A new study led by biotech company Gero predicts the body can only recover from stressful events for a maximum of 150 years, putting a hard limit on the human lifespan.
But it’s not all bad news: researchers believe we may be able to break through that limit.
Why it matters: Researchers across the globe are on the hunt for the proverbial fountain of youth, some way to slow or even stop aging, which would give people the opportunity to live for decades or even centuries longer than the current average.
If this new study is right, none of these efforts will be able to extend the human lifespan past 150, no matter how effective their fecal transplants and blood transfusions might be.
“If you do not target the loss of resilience, any medical intervention will fail,” the researchers argue in the study.
Charting resilience: For the study, researchers analyzed blood samples from more than 500,000 people and daily step count data from about 4,500 others.
They were specifically looking at how long it took blood cell and daily step counts to return to normal levels after a person experienced some kind of stressor, such as an illness or injury.
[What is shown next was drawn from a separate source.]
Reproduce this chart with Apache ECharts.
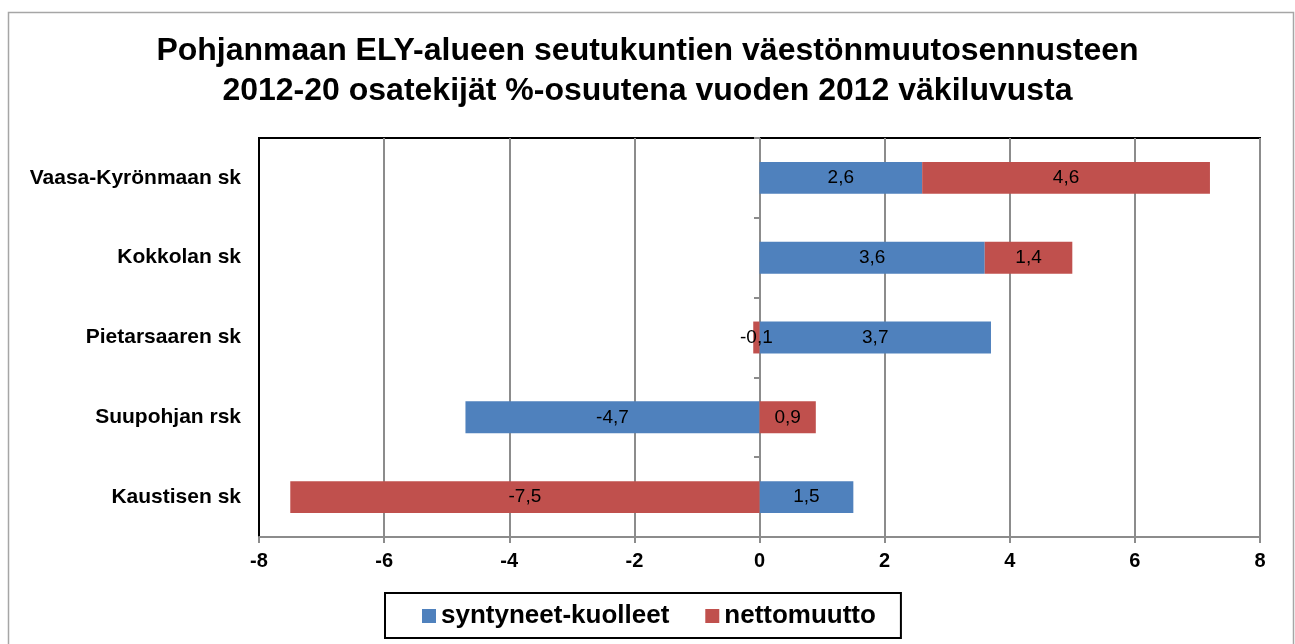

They found that the average healthy 40-year-old could bounce back after 2 weeks, but 80-year-olds needed six weeks on average. Even the healthiest people experienced a loss of resilience as they aged.
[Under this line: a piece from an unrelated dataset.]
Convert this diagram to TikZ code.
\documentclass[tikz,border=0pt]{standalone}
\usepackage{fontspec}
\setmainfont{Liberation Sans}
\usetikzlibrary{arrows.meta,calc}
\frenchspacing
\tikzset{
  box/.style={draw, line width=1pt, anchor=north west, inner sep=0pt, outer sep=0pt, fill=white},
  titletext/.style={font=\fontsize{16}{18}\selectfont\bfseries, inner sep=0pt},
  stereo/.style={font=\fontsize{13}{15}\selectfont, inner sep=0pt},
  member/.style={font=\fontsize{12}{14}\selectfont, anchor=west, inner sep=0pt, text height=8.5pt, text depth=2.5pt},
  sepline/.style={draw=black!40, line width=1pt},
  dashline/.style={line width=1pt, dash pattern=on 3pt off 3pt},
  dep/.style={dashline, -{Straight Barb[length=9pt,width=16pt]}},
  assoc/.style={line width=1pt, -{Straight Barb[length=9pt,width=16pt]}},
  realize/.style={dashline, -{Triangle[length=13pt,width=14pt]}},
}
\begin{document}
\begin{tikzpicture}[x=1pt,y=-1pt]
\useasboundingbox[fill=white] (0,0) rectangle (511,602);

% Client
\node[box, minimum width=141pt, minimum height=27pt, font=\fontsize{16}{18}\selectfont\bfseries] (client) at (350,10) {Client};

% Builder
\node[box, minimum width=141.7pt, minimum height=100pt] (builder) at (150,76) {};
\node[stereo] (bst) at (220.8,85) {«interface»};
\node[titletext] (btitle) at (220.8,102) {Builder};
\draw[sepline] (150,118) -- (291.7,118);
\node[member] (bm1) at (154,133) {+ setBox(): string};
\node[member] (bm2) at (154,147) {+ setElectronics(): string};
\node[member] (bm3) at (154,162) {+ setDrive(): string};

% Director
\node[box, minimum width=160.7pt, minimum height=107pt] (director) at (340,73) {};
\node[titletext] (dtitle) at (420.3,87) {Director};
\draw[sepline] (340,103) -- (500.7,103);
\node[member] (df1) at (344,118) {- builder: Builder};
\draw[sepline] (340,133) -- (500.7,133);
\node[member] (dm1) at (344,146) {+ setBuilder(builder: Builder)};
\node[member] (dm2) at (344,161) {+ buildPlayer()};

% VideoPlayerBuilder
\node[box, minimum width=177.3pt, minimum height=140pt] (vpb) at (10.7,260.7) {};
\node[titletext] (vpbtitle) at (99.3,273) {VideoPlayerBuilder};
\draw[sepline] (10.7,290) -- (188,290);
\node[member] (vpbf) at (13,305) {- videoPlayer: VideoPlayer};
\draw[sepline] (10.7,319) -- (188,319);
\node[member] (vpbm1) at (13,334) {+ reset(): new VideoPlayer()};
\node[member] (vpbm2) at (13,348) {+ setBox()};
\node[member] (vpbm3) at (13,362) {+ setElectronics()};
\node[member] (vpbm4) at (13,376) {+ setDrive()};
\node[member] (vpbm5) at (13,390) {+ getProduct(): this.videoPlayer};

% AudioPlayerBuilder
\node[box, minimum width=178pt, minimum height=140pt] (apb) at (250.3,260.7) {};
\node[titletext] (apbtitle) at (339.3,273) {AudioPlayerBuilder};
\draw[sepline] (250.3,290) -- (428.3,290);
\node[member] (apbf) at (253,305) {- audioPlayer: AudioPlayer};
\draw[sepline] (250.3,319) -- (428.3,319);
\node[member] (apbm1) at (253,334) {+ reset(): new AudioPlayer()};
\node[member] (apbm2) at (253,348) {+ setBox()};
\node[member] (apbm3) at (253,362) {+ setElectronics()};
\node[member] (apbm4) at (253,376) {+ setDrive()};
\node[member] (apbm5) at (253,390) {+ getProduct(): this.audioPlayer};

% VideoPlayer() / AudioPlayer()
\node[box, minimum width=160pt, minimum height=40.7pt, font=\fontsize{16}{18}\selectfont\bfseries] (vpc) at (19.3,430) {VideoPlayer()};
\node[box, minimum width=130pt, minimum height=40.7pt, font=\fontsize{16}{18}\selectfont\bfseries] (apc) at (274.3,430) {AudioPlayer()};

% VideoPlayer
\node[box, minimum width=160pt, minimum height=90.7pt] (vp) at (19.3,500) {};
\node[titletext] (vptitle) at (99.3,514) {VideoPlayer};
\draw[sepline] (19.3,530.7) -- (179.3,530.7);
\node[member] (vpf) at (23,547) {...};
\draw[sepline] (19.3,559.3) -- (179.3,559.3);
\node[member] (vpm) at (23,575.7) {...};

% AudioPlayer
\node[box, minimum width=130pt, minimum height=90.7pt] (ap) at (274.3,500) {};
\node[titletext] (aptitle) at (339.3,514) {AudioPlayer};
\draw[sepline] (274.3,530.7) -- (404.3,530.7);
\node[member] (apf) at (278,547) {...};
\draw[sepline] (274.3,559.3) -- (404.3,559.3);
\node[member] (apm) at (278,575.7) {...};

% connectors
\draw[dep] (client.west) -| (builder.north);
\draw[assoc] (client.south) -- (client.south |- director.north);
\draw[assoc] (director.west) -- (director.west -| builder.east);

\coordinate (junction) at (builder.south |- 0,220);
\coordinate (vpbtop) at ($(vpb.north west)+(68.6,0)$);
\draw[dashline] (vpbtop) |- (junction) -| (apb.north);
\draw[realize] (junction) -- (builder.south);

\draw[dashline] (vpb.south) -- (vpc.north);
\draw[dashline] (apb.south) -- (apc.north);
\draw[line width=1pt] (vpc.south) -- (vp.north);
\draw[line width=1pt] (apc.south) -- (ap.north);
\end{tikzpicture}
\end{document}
Max human lifespan: Based on this trend, the researchers predict a complete loss of resilience between the ages of 120 and 150 — meaning, they suggest, that no one would be able to live longer.
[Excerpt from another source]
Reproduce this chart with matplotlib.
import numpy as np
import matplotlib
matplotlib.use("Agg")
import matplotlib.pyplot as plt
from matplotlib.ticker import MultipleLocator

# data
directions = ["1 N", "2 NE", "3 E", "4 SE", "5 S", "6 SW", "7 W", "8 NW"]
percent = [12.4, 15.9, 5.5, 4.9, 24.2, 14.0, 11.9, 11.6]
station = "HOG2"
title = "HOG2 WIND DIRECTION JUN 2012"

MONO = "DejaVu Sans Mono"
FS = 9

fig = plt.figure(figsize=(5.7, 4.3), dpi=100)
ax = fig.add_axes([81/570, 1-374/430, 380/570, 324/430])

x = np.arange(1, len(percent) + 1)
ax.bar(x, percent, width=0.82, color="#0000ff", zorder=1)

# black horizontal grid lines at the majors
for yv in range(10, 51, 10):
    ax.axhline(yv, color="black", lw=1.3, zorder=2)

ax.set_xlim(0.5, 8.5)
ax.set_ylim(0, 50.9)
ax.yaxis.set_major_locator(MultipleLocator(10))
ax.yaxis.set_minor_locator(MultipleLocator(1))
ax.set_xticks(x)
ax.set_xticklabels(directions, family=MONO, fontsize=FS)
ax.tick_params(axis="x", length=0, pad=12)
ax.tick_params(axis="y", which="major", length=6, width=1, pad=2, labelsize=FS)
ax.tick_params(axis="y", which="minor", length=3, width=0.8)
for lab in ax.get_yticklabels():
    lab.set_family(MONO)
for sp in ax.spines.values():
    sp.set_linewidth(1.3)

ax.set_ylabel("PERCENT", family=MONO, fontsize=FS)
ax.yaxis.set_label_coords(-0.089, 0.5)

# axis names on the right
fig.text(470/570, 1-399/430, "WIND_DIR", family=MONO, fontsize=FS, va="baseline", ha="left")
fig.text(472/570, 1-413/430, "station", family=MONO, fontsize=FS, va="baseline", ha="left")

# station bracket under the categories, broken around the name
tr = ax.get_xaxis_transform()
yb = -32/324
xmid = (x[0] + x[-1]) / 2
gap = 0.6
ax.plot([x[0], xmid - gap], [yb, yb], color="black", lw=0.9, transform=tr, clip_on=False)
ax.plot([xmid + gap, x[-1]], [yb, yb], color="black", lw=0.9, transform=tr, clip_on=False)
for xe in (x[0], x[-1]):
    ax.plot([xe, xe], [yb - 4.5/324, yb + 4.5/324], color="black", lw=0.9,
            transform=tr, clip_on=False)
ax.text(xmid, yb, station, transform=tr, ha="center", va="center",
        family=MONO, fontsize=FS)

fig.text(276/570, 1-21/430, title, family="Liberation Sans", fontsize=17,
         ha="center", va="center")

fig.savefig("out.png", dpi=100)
If you do not target the loss of resilience, any medical intervention will fail.
Pyrkov et al.
“They are asking the question of ‘What’s the longest life that could be lived by a human complex system if everything else went really well, and it’s in a stressor-free environment?'” Heather Whitson, director of the Duke University Center for the Study of Aging and Human Development, who was not involved in the paper, explained to Scientific American.
The cold water: The study does have its limitations, the most notable being that humans have been around for millions of years, and the data is all drawn from people living right now.
If the researchers had studied past humans — who had a much shorter average lifespan — would they have found that they, too, had an aging limit of 150? Or is that just the limit for people today, who benefit from modern medicine, less dangerous work, and a steadier food supply?
The Gero researchers seem to think the fact that maximum human lifespan isn’t increasing at the same rate as the average lifespan indicates something inherent in our biology is at play.
“The predicted loss of resilience even in the healthiest, most successfully aging individuals, might explain why we do not see an evidential increase of the maximum lifespan, while the average lifespan was steadily growing during the past decades,” the company wrote in a press release.
Looking ahead: So far, all the researchers have done is identify something holding back efforts to increase the human lifespan — a seemingly inevitable loss of resilience — but identifying a problem is the first step to solving it.
That would be the Holy Grail of aging.
Peter Fedichev
Gero now plans to study resilience in the hopes of finding ways to extend it, removing the limit on human longevity.
“What are the more nutritional and medical interventions and, eventually, what are the genetic makeup variables that may or may not influence resilience?” Gero co-founder Peter Fedichev told Inverse. “Because that would be the Holy Grail of aging.”